Task brief:
Below is a listing. Return the lines from the one that contains "Give me the Bokeh source for this chart." to the one that contains "from bokeh.resources import INLINE", both ends included, verbatim and with no pictures.

Exercise materials:
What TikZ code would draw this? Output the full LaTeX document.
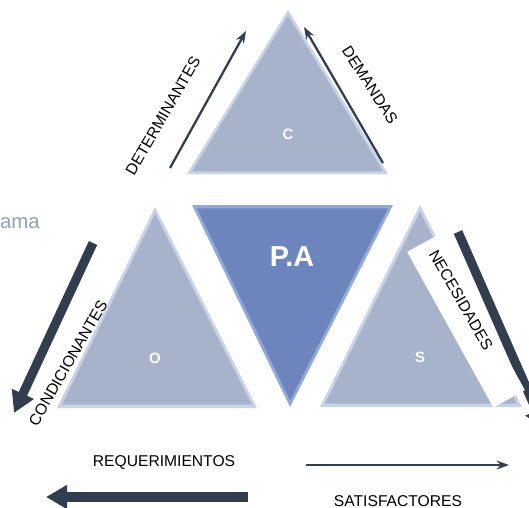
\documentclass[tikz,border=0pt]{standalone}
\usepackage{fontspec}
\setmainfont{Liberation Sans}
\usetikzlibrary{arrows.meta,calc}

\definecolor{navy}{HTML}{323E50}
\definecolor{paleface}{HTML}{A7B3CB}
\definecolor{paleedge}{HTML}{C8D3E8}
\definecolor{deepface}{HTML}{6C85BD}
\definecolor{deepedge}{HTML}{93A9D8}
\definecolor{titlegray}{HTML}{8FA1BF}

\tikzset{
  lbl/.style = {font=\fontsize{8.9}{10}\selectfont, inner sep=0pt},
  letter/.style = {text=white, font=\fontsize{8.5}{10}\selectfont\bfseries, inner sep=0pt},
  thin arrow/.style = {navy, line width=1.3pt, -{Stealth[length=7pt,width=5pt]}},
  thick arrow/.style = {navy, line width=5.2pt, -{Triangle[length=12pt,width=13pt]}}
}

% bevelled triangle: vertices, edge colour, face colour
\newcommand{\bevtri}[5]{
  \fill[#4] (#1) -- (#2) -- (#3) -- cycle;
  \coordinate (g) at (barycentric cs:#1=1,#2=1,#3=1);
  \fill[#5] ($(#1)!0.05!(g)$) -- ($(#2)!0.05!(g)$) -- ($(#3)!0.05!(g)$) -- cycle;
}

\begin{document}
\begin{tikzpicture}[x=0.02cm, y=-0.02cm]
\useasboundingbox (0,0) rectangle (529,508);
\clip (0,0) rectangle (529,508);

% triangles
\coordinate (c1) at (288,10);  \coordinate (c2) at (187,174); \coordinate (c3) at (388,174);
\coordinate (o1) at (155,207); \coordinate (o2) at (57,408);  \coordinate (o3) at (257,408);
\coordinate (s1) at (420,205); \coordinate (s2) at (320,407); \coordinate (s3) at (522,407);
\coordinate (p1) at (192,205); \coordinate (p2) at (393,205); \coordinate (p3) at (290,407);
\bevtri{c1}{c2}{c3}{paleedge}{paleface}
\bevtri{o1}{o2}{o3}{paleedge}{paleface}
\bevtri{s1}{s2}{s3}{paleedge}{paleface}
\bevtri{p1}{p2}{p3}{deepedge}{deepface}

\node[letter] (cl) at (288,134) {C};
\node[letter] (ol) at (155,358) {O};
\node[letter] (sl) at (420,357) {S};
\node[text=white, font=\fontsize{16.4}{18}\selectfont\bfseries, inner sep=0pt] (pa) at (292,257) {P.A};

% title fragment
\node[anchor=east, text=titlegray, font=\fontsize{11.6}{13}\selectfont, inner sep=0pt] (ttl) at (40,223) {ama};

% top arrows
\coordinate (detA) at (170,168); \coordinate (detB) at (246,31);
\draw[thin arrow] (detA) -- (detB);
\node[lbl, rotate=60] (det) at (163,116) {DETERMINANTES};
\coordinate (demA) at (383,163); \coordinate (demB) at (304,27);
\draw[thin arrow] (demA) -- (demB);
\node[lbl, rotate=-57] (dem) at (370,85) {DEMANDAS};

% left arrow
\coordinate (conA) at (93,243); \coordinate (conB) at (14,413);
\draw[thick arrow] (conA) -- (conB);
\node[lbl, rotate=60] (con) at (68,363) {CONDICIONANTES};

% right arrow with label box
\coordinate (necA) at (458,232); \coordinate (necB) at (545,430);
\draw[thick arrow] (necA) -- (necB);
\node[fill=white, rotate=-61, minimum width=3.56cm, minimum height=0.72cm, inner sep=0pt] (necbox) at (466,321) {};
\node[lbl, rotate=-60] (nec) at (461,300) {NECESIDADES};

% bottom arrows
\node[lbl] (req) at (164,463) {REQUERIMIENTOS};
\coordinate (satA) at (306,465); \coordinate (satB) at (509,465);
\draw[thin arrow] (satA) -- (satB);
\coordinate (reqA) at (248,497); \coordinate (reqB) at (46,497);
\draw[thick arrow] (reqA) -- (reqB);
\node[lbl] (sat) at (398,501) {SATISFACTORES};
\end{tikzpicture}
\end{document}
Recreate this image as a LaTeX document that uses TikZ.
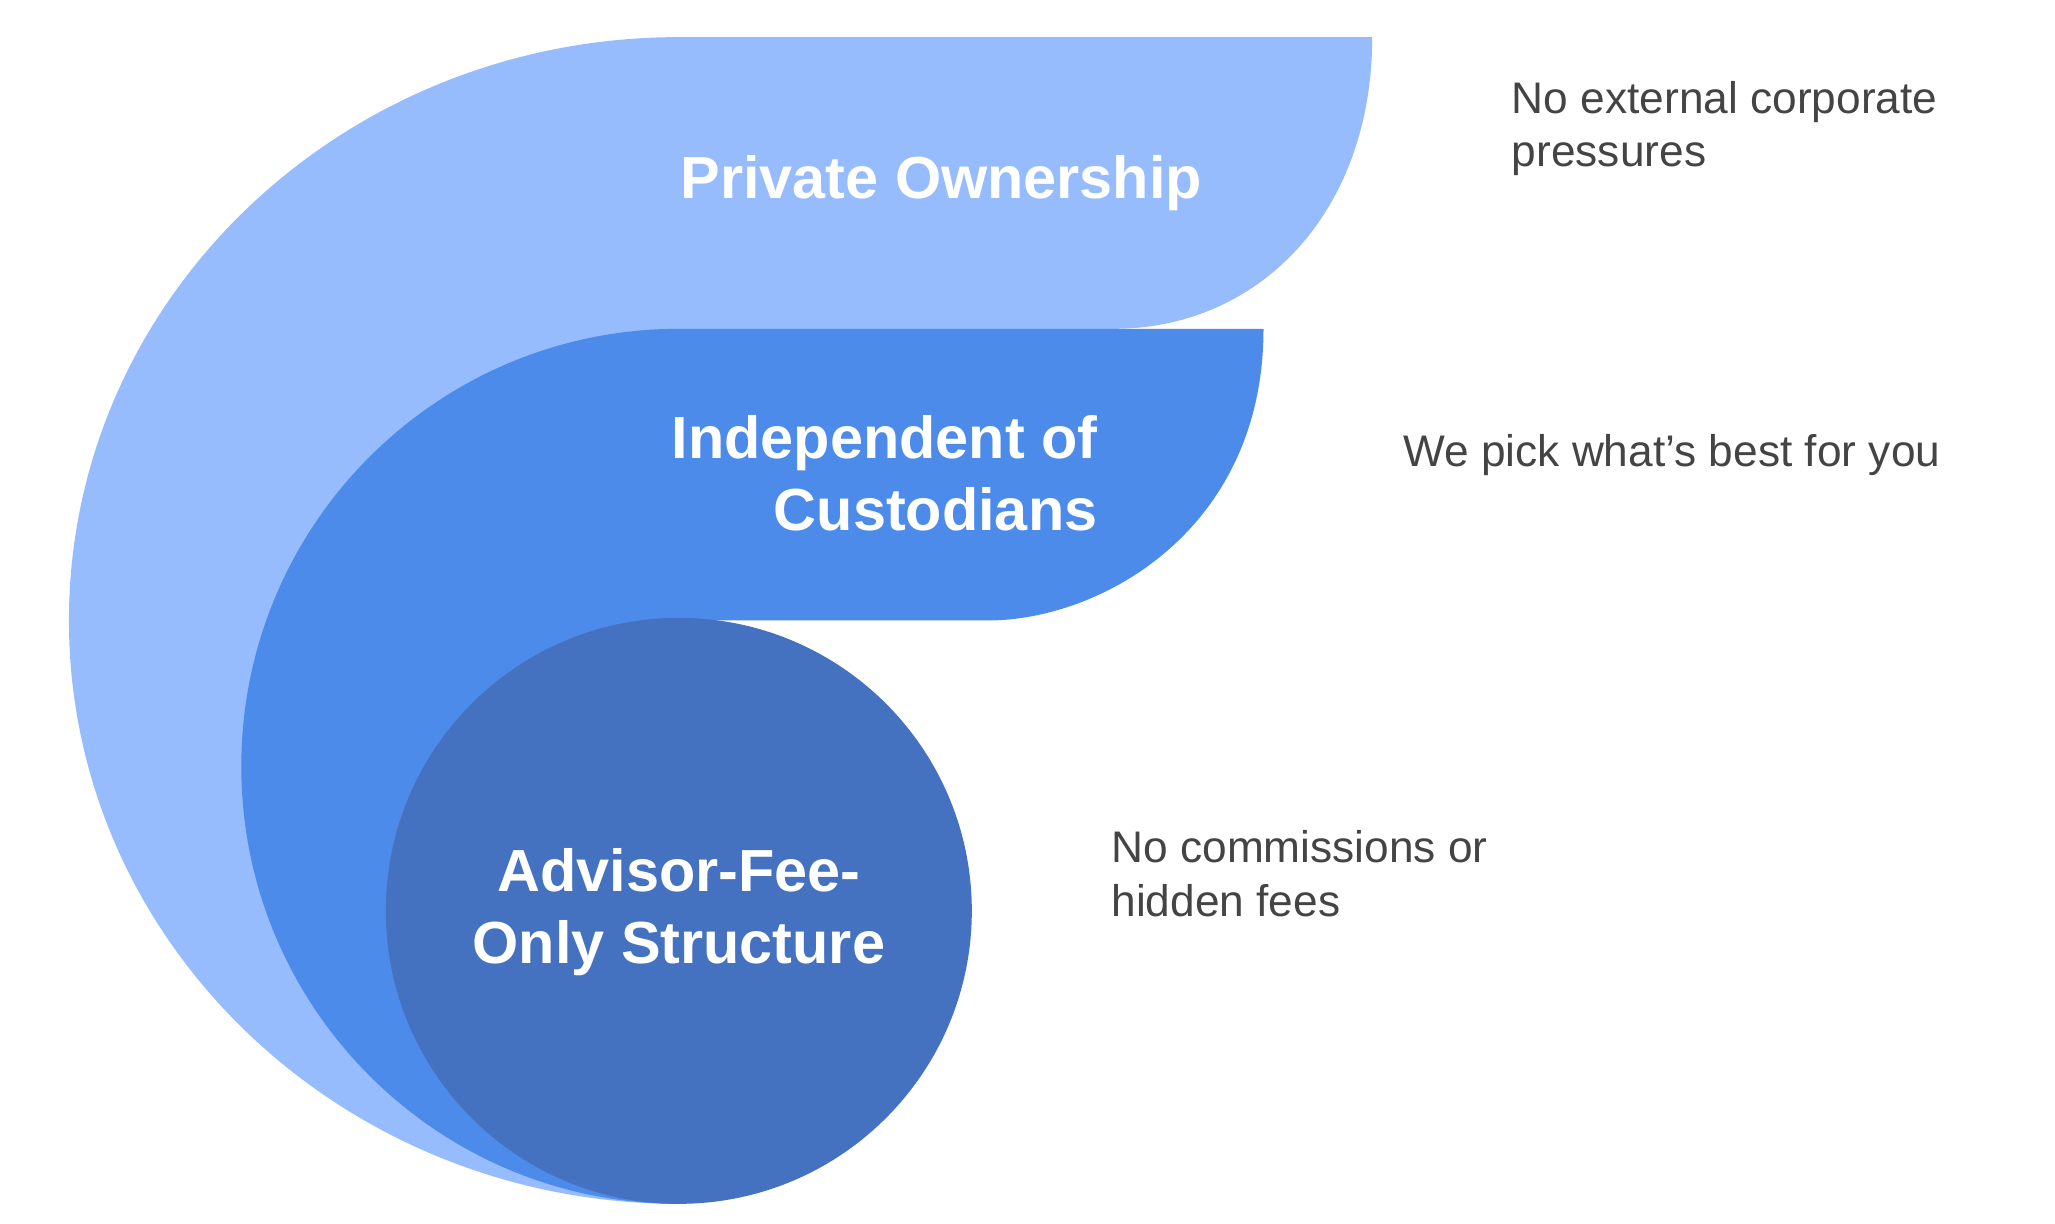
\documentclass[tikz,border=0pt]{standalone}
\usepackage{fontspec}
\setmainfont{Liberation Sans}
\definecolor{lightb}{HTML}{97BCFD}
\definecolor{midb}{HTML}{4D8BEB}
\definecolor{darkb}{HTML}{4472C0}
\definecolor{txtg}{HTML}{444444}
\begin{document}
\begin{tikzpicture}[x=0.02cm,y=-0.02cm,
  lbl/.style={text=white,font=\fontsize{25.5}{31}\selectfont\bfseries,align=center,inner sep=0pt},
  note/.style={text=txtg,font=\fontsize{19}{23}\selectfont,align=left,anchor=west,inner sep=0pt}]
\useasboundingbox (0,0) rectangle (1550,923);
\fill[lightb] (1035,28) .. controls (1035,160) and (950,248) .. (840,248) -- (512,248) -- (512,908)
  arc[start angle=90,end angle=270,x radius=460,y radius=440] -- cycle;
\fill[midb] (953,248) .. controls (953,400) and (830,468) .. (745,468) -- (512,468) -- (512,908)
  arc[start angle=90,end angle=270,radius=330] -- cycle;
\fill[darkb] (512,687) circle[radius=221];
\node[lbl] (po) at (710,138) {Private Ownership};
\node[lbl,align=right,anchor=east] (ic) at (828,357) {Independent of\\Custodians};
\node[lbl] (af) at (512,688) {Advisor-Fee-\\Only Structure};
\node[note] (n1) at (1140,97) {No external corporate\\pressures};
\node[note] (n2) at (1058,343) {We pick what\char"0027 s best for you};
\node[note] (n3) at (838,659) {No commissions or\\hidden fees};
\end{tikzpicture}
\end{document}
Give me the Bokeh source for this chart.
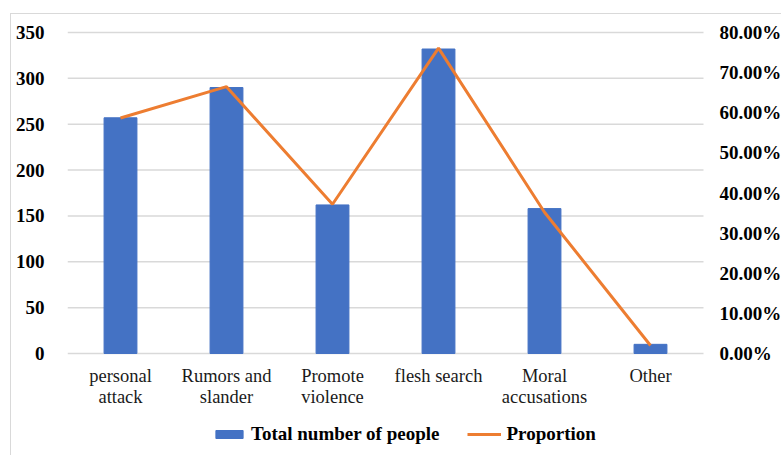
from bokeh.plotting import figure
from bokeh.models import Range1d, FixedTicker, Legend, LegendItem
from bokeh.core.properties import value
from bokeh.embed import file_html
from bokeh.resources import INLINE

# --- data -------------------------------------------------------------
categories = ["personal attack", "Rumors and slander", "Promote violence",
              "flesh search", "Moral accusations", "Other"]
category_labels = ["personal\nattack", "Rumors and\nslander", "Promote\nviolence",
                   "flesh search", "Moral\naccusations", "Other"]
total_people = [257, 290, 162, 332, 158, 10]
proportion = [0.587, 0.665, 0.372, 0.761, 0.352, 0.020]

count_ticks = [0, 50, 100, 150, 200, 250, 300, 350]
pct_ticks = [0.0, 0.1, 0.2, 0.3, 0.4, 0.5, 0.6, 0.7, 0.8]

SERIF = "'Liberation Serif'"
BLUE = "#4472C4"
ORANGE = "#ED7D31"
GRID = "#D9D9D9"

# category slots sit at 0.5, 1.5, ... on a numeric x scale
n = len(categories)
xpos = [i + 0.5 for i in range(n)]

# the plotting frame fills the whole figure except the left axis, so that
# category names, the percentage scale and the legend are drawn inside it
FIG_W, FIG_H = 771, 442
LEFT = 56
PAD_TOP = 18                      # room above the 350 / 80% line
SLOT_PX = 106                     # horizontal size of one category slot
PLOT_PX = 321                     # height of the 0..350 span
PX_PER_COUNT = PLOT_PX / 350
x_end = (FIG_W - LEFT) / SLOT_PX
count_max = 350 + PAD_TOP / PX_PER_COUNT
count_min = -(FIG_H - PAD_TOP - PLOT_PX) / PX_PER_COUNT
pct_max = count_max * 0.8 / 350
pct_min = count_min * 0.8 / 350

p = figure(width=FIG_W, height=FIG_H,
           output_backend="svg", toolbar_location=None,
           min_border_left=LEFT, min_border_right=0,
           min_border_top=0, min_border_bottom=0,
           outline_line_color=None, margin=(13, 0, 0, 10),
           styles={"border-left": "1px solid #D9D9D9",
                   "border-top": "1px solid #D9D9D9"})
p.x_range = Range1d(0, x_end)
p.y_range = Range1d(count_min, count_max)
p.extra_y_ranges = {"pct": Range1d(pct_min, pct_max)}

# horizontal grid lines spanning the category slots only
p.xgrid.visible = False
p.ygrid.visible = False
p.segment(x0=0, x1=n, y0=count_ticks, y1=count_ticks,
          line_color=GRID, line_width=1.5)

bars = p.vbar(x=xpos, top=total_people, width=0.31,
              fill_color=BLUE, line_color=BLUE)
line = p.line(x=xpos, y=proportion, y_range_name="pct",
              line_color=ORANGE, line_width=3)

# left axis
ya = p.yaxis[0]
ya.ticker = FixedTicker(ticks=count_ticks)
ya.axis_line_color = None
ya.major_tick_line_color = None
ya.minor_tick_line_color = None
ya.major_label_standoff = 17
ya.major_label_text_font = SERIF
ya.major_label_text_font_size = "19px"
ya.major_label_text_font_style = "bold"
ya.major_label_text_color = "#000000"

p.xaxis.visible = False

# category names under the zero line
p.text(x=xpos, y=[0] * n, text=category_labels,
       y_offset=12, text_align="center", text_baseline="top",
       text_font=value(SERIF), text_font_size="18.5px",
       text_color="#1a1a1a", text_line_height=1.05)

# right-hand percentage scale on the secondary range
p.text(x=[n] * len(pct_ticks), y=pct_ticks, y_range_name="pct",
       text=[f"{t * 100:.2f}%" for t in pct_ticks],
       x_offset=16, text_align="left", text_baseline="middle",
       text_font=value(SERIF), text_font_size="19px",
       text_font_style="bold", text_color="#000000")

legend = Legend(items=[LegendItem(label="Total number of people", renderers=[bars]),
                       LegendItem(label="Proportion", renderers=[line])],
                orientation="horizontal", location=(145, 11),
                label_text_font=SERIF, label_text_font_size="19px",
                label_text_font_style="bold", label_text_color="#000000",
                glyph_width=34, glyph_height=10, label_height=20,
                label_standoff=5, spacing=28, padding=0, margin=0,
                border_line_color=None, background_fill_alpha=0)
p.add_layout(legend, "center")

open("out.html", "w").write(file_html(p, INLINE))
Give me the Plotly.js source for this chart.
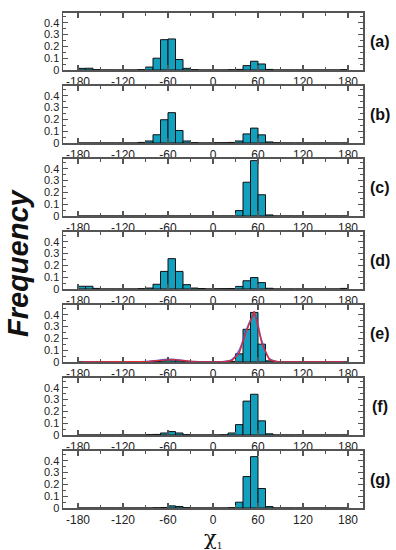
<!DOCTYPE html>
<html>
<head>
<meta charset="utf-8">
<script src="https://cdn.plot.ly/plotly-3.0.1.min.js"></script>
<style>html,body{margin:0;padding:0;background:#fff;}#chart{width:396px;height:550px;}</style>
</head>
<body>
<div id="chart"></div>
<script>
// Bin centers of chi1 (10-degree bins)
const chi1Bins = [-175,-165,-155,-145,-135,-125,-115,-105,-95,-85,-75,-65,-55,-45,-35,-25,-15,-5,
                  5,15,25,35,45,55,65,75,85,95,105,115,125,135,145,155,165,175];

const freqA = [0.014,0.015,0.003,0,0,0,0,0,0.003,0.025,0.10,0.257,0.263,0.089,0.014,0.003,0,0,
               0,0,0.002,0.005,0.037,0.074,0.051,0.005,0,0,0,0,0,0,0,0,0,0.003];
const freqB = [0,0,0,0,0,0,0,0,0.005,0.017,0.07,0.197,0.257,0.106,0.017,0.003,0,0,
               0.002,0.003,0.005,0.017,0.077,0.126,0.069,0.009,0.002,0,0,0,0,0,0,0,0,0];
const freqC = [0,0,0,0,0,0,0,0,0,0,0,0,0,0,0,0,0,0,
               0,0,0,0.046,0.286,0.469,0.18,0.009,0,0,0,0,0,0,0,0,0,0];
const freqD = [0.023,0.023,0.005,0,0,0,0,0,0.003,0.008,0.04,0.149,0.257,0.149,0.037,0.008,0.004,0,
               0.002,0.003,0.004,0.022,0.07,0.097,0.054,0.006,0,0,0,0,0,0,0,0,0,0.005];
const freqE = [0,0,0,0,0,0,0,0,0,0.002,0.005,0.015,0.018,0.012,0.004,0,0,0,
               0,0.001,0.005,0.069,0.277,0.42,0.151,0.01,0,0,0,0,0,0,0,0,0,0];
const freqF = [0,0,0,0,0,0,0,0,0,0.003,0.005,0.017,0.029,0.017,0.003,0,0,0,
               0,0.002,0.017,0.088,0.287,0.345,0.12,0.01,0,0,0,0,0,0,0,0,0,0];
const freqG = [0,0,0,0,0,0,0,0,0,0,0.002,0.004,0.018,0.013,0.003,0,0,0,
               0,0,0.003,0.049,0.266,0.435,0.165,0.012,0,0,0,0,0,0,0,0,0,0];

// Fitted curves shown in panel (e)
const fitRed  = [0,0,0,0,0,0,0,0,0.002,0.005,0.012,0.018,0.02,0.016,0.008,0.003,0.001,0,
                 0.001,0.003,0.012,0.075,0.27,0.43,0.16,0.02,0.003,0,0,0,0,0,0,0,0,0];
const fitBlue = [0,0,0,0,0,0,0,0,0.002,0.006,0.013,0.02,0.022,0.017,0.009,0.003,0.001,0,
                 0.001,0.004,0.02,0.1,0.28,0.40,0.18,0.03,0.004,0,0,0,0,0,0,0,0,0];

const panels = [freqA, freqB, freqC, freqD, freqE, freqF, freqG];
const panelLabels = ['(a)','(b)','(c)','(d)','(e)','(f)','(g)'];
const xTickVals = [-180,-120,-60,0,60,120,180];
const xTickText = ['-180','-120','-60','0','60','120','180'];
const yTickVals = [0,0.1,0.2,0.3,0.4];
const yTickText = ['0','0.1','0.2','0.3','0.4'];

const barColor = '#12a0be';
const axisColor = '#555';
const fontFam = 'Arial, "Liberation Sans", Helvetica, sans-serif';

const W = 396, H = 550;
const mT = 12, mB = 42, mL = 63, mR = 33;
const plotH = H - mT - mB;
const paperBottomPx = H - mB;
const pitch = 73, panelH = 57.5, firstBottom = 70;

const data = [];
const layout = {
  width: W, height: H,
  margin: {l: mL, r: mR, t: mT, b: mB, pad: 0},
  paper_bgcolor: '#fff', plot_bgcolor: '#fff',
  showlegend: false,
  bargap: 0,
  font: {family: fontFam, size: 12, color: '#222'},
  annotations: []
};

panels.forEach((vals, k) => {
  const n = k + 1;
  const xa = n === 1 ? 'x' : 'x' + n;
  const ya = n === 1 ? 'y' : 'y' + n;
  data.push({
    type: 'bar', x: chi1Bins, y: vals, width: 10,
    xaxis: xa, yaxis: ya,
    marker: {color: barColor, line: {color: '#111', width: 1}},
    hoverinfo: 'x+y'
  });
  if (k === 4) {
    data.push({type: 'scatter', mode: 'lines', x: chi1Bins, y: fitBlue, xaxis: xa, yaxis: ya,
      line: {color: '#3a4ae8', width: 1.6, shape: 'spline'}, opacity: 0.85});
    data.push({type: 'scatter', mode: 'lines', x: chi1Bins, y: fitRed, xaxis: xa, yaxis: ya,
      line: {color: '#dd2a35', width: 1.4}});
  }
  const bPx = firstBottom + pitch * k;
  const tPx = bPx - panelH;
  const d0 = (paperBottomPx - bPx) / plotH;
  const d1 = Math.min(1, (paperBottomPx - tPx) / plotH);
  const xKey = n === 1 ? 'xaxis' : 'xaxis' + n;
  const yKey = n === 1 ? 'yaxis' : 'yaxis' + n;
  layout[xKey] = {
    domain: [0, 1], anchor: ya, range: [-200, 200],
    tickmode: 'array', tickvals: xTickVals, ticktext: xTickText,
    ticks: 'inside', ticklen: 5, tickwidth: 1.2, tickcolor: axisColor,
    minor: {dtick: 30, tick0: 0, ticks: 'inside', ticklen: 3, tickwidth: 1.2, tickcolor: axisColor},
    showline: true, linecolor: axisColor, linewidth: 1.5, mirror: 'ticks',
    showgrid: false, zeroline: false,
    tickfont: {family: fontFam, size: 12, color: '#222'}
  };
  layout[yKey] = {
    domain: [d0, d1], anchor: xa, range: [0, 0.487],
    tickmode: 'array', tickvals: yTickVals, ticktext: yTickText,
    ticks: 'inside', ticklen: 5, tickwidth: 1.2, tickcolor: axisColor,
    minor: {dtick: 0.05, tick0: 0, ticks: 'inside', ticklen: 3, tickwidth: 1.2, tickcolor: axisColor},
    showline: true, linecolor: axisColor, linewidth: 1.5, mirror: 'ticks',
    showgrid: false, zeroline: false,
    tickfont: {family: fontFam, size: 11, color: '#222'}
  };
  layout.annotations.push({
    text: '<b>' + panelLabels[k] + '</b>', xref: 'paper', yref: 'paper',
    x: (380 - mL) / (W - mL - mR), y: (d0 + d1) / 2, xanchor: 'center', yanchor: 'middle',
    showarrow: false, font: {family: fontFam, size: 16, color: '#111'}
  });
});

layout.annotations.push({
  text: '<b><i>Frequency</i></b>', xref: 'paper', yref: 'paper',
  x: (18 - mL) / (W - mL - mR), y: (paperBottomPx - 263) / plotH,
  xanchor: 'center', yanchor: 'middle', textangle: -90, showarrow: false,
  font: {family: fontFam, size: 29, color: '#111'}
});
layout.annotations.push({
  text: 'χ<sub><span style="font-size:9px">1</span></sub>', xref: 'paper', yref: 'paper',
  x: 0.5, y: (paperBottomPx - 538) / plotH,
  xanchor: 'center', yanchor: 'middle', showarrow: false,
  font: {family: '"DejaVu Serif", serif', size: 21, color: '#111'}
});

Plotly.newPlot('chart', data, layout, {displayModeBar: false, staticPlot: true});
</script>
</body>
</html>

Result of the exercise:
Give me the Bokeh source for this chart.
from bokeh.plotting import figure
from bokeh.models import Range1d, FixedTicker, Legend, LegendItem
from bokeh.core.properties import value
from bokeh.embed import file_html
from bokeh.resources import INLINE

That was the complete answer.